The present study examined the effects of hypercapnia on changes in blood pH, plasma lactate and ammonia due to exhaustive exercise. Six male subjects underwent exercise of increasing intensity until exhaustion: (1) breathing air = MAX (maximal exercise), or (2) under hypercapnia (HC: 21% O(2), 6% CO(2)) that had been maintained from 60 min before to 30 min after exercise = HC; and (3) exercise of the same intensity as HC in air = SUB (submaximal exercise). Arterialized blood was drawn from a superficial vein. Blood pH in HC was significantly lower than in MAX or SUB at rest, at the end of exercise and throughout recovery (P<0.05).

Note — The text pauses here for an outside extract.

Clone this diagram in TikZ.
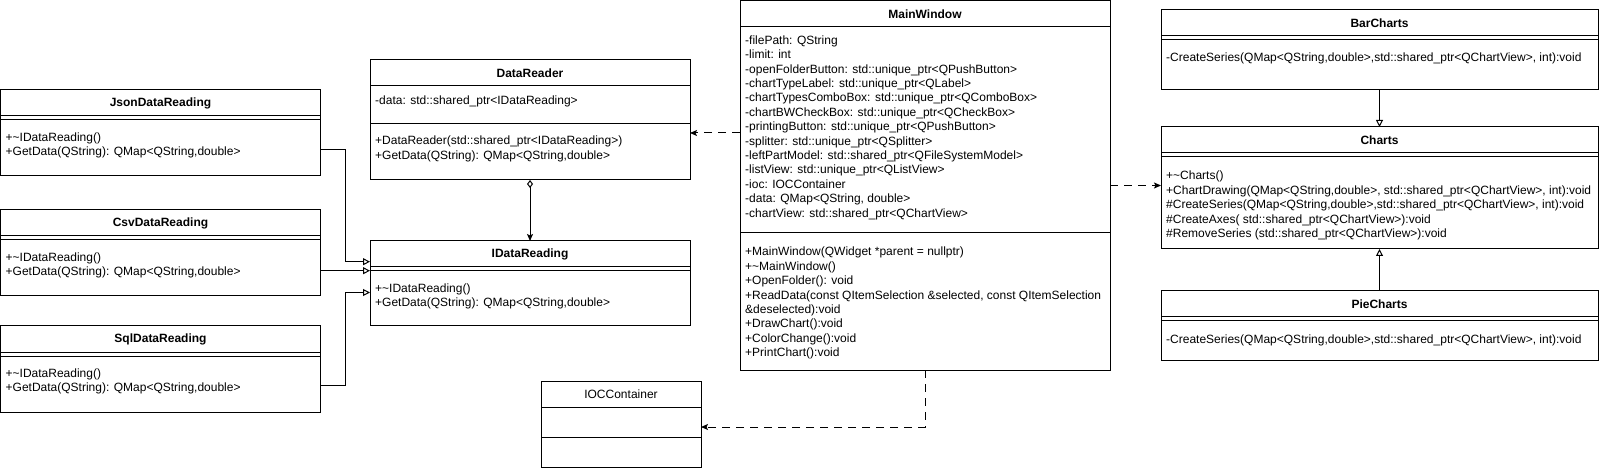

Plasma lactate and ammonia concentration in HC was significantly lower than in MAX (P<0.05), and similar to that in SUB at the end of exercise and throughout recovery. Respiratory acidosis resulting from hypercapnia shifted the linear lactate to blood pH relationship during exhaustive exercise below that at normocapnia (P<0.001). The reduced slope of linear blood pH to ammonia relationship under hypercapnia (P<0.001) is attributed to lactic acidosis that is less, due to the lesser work intensity at the end of exhaustion, than that of normocapnia. From these results we conclude that (1) hypercapnia-induced respiratory acidosis promoted the decrease in blood pH due to lactate production throughout recovery; (2) plasma lactate concentration at maximal exercise was lowered under hypercapnia; (3) plasma ammonia concentration at maximal exercise was reduced, probably due to a less intense lactic acidosis.

Effect of low oxygen inhalation on changes in blood pH, lactate, and ammonia due to exercise.

The present study examined the effect of hypoxia-induced respiratory alkalosis on exercise-induced metabolic acidosis and increases in plasma lactate and ammonia levels. Six male subjects underwent exercise of increasing intensity until exhaustion: (1) in normoxia (20.9% O(2)) (=MAX), (2) in hypoxia (12% O(2)) (=HP) in which hypoxic condition had been maintained from 60 min before to 30 min after exercise, and (3) the same intensity of exercise as HP in normoxia (=SUB). Arterialized blood was drawn from a superficial vein. Post-exercise blood pH was significantly higher in HP than in MAX ( P<0.05), although plasma lactate was at the same level. For hypoxia as compared to normoxia, regression analysis confirmed a parallel shift of plasma lactate to higher pH levels indicating the effect of respiratory alkalosis ( P<0.01). After exercise plasma levels of ammonia were lower in HP than in MAX ( P<0.05). Regression analysis between ammonia and pH revealed nearly identical changes in hypoxia and normoxia at low pH. From these results, we conclude that: (1) hypoxia-induced respiratory alkalosis attenuated exhaustive exercise-induced metabolic acidosis, (2) plasma lactate concentration was determined by the relative exercise intensity, (3) the maximum plasma ammonia concentration under exhaustive exercise was reduced at hypoxia because of respiratory alkalosis.